A febbraio il sospetto di avere messo il piede in due scarpe (ma che mania quella di spendere tutti i soldi in calzature…) si farà quasi certezza, tra inviti a fissare gli obiettivi e decisioni da prendere sui piani di accumulo (accumulo de che? Si vive in Italia… c’è la crisi…).

A marzo aumenterà la sensazione di trovarsi così, su due piedi, quando il diario vi chiederà – senza mezze misure – di tirare le somme del primo trimestre e la pinguitudine del lupo farà sembrare il porcello un cane affamato.

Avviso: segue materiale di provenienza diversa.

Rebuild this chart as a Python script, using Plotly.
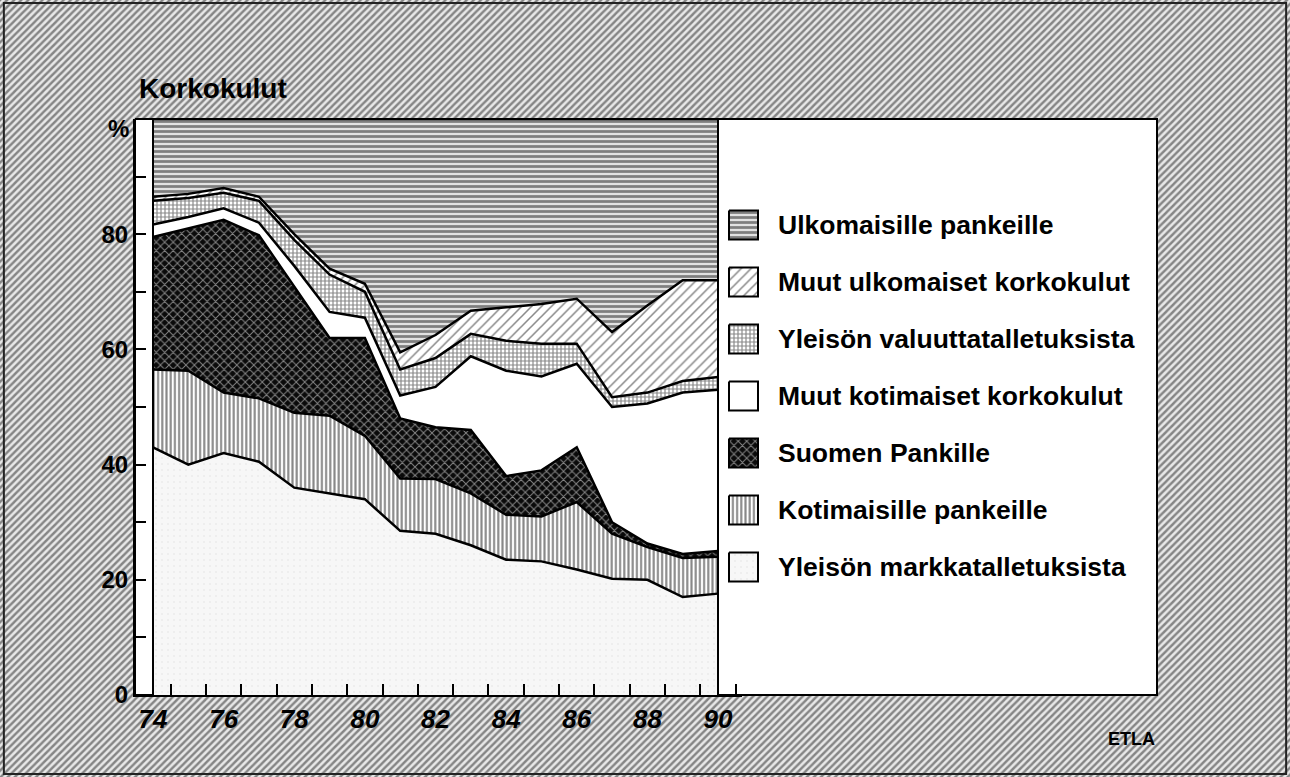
import plotly.graph_objects as go

# ---------------- data ----------------
years = [74, 75, 76, 77, 78, 79, 80, 81, 82, 83, 84, 85, 86, 87, 88, 89, 90]
year_ticks = [74, 76, 78, 80, 82, 84, 86, 88, 90]
year_labels = ["74", "76", "78", "80", "82", "84", "86", "88", "90"]

# stacked shares, %, bottom -> top
yleison_markka = [43.0, 40.0, 42.0, 40.5, 36.0, 35.0, 34.0, 28.5, 28.0, 26.0, 23.5, 23.2, 21.8, 20.2, 20.0, 17.0, 17.6]
kotimaisille_pankeille = [13.5, 16.3, 10.5, 11.0, 13.0, 13.5, 11.0, 9.1, 9.5, 9.0, 7.8, 7.8, 11.7, 7.8, 5.7, 6.8, 6.4]
suomen_pankille = [23.0, 24.7, 30.0, 28.3, 22.0, 13.5, 17.0, 10.4, 9.0, 11.0, 6.7, 8.0, 9.5, 2.0, 0.6, 0.7, 1.0]
muut_kotimaiset = [2.2, 2.0, 2.0, 2.2, 3.5, 4.5, 3.5, 4.0, 7.0, 12.8, 18.3, 16.3, 14.5, 20.0, 24.3, 28.0, 28.0]
yleison_valuutta = [4.1, 3.3, 2.7, 3.8, 4.5, 6.5, 4.5, 4.5, 5.0, 3.9, 5.2, 5.7, 3.5, 1.7, 1.9, 2.0, 2.2]
muut_ulkomaiset = [0.7, 0.7, 0.8, 0.7, 1.0, 1.0, 1.4, 3.0, 4.0, 4.0, 5.8, 6.9, 7.8, 11.3, 15.1, 17.5, 16.8]
ulkomaisille_pankeille = [13.5, 13.0, 12.0, 13.5, 20.0, 26.0, 28.6, 40.5, 37.5, 33.3, 32.7, 32.1, 31.2, 37.0, 32.4, 28.0, 28.0]

series_names = [
    "Yleisön markkatalletuksista",
    "Kotimaisille pankeille",
    "Suomen Pankille",
    "Muut kotimaiset korkokulut",
    "Yleisön valuuttatalletuksista",
    "Muut ulkomaiset korkokulut",
    "Ulkomaisille pankeille",
]
series_values = [yleison_markka, kotimaisille_pankeille, suomen_pankille, muut_kotimaiset,
                 yleison_valuutta, muut_ulkomaiset, ulkomaisille_pankeille]

y_tickvals = [0, 10, 20, 30, 40, 50, 60, 70, 80, 90, 100]
y_ticktext = ["0", "", "20", "", "40", "", "60", "", "80", "", ""]

# ---------------- styles ----------------
FONT = "Liberation Sans, Arial, sans-serif"
styles = [
    dict(fillcolor="#f4f4f4", pattern=dict(shape=".", size=6, solidity=0.05, fgcolor="#c8c8c8", bgcolor="#f7f7f7")),
    dict(fillcolor="white", pattern=dict(shape="|", size=4.2, solidity=0.5, fgcolor="#111111", bgcolor="white")),
    dict(fillcolor="black", pattern=dict(shape="x", size=6, solidity=0.3, fgcolor="white", bgcolor="#0a0a0a")),
    dict(fillcolor="white", pattern=None),
    dict(fillcolor="white", pattern=dict(shape="+", size=4, solidity=0.5, fgcolor="#111111", bgcolor="white")),
    dict(fillcolor="white", pattern=dict(shape="/", size=7, solidity=0.22, fgcolor="#111111", bgcolor="white")),
    dict(fillcolor="#888888", pattern=dict(shape="-", size=5, solidity=0.55, fgcolor="#1a1a1a", bgcolor="#e2e2e2")),
]

# ---------------- layout geometry (pixels) ----------------
W, H = 1290, 777
PANEL_L, PANEL_T, PANEL_R, PANEL_B = 135, 119, 1157, 695
DATA_L, DATA_R, AX_R = 153, 718, 742
px_per_year = (DATA_R - DATA_L) / (years[-1] - years[0])
x_lo = years[0] - (DATA_L - PANEL_L) / px_per_year
x_hi = years[0] + (AX_R - DATA_L) / px_per_year

fig = go.Figure()

# background (pixel-coordinate subplot x/y)
fig.add_trace(go.Scatter(
    x=[0, W, W, 0, 0], y=[0, 0, H, H, 0], mode="none", fill="toself",
    fillcolor="#e0e0e0",
    fillpattern=dict(shape="/", size=5, solidity=0.48, fgcolor="#222222", bgcolor="#e8e8e8"),
    hoverinfo="skip", showlegend=False, xaxis="x", yaxis="y"))
# white panel
fig.add_trace(go.Scatter(
    x=[PANEL_L, PANEL_R, PANEL_R, PANEL_L, PANEL_L], y=[PANEL_T, PANEL_T, PANEL_B, PANEL_B, PANEL_T],
    mode="lines", fill="toself", fillcolor="white", line=dict(color="black", width=2),
    hoverinfo="skip", showlegend=False, xaxis="x", yaxis="y"))

# legend swatches (top row = top of stack)
LEG_Y0, LEG_DY, SW_X0, SW = 225, 57, 729, 29
annotations = []
for row, idx in enumerate(range(len(series_names) - 1, -1, -1)):
    cy = LEG_Y0 + row * LEG_DY
    st = styles[idx]
    kw = dict(fillcolor=st["fillcolor"])
    if st["pattern"]:
        kw["fillpattern"] = st["pattern"]
    fig.add_trace(go.Scatter(
        x=[SW_X0, SW_X0 + SW, SW_X0 + SW, SW_X0, SW_X0],
        y=[cy - SW / 2, cy - SW / 2, cy + SW / 2, cy + SW / 2, cy - SW / 2],
        mode="lines", fill="toself", line=dict(color="black", width=2),
        hoverinfo="skip", showlegend=False, xaxis="x", yaxis="y", **kw))
    annotations.append(dict(
        x=776, y=cy, xref="x", yref="y", text=series_names[idx],
        showarrow=False, xanchor="left", yanchor="middle",
        font=dict(family=FONT, size=26.5, color="black", weight="bold")))

# main stacked area chart
for idx, (name, vals) in enumerate(zip(series_names, series_values)):
    st = styles[idx]
    kw = dict(fillcolor=st["fillcolor"])
    if st["pattern"]:
        kw["fillpattern"] = st["pattern"]
    fig.add_trace(go.Scatter(
        x=years, y=vals, name=name, stackgroup="one", mode="lines",
        line=dict(color="black", width=2.5), xaxis="x2", yaxis="y2",
        showlegend=False, **kw))

annotations += [
    dict(x=137, y=88, xref="x", yref="y", text="Korkokulut", showarrow=False,
         xanchor="left", yanchor="middle", font=dict(family=FONT, size=28, color="black", weight="bold")),
    dict(x=131, y=128, xref="x", yref="y", text="%", showarrow=False,
         xanchor="right", yanchor="middle", font=dict(family=FONT, size=24, color="black", weight="bold")),
    dict(x=1157, y=739, xref="x", yref="y", text="ETLA", showarrow=False,
         xanchor="right", yanchor="middle", font=dict(family=FONT, size=18, color="black", weight="bold")),
]

shapes = [
    dict(type="line", xref="x2", yref="y2", x0=years[0], x1=years[0], y0=0, y1=100,
         line=dict(color="black", width=2), layer="above"),
    dict(type="line", xref="x2", yref="y2", x0=years[-1], x1=years[-1], y0=0, y1=100,
         line=dict(color="black", width=2), layer="above"),
    dict(type="rect", xref="paper", yref="paper", x0=0.003, x1=0.997, y0=0.004, y1=0.996,
         line=dict(color="#222222", width=2), fillcolor="rgba(0,0,0,0)", layer="above"),
]

fig.update_layout(
    width=W, height=H, autosize=False,
    margin=dict(l=0, r=0, t=0, b=0, pad=0, autoexpand=False),
    paper_bgcolor="#e0e0e0", plot_bgcolor="rgba(0,0,0,0)", showlegend=False,
    annotations=annotations, shapes=shapes,
    xaxis=dict(domain=[0, 1], range=[0, W], visible=False, fixedrange=True, automargin=False),
    yaxis=dict(domain=[0, 1], range=[H, 0], visible=False, fixedrange=True, automargin=False),
    xaxis2=dict(domain=[PANEL_L / W, AX_R / W], range=[x_lo, x_hi], anchor="y2", automargin=False,
                showline=True, linecolor="black", linewidth=2, showgrid=False, zeroline=False,
                tickvals=year_ticks, ticktext=year_labels, ticks="",
                tickfont=dict(family=FONT, size=26, color="black", weight="bold", style="italic"),
                minor=dict(tickvals=[y + 0.5 for y in years], ticks="inside", ticklen=11,
                           tickwidth=2, tickcolor="black", showgrid=False),
                fixedrange=True),
    yaxis2=dict(domain=[1 - PANEL_B / H, 1 - PANEL_T / H], range=[0, 100], anchor="x2", automargin=False,
                showline=True, linecolor="black", linewidth=2, showgrid=False, zeroline=False,
                tickvals=y_tickvals, ticktext=y_ticktext, ticks="inside", ticklen=11,
                tickwidth=2, tickcolor="black",
                tickfont=dict(family=FONT, size=24, color="black", weight="bold"),
                fixedrange=True),
)

fig.write_html("out.html", config={"displayModeBar": False, "responsive": False},
               post_script="document.body.style.margin='0px';document.body.style.overflow='hidden';"
                           "document.documentElement.style.overflow='hidden';")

Ad aprile il piedistallo sul quale vi eravate illusi di salire tramite proprio l’utilizzo del Kakebo, si sarà rivelato un traballante e incerto gradino, sul quale rischierete di inciampare tra spese fisse e spese variabili, somme e trascrizioni, budget e conti in rosso, tassi e mutui.

Per cui… morale della favola: se arrivate a Pasqua e le vostre finanze continuano a essere disastrate, mangiatevi il maialino e buttate il Kakebo. In bocca al lupo!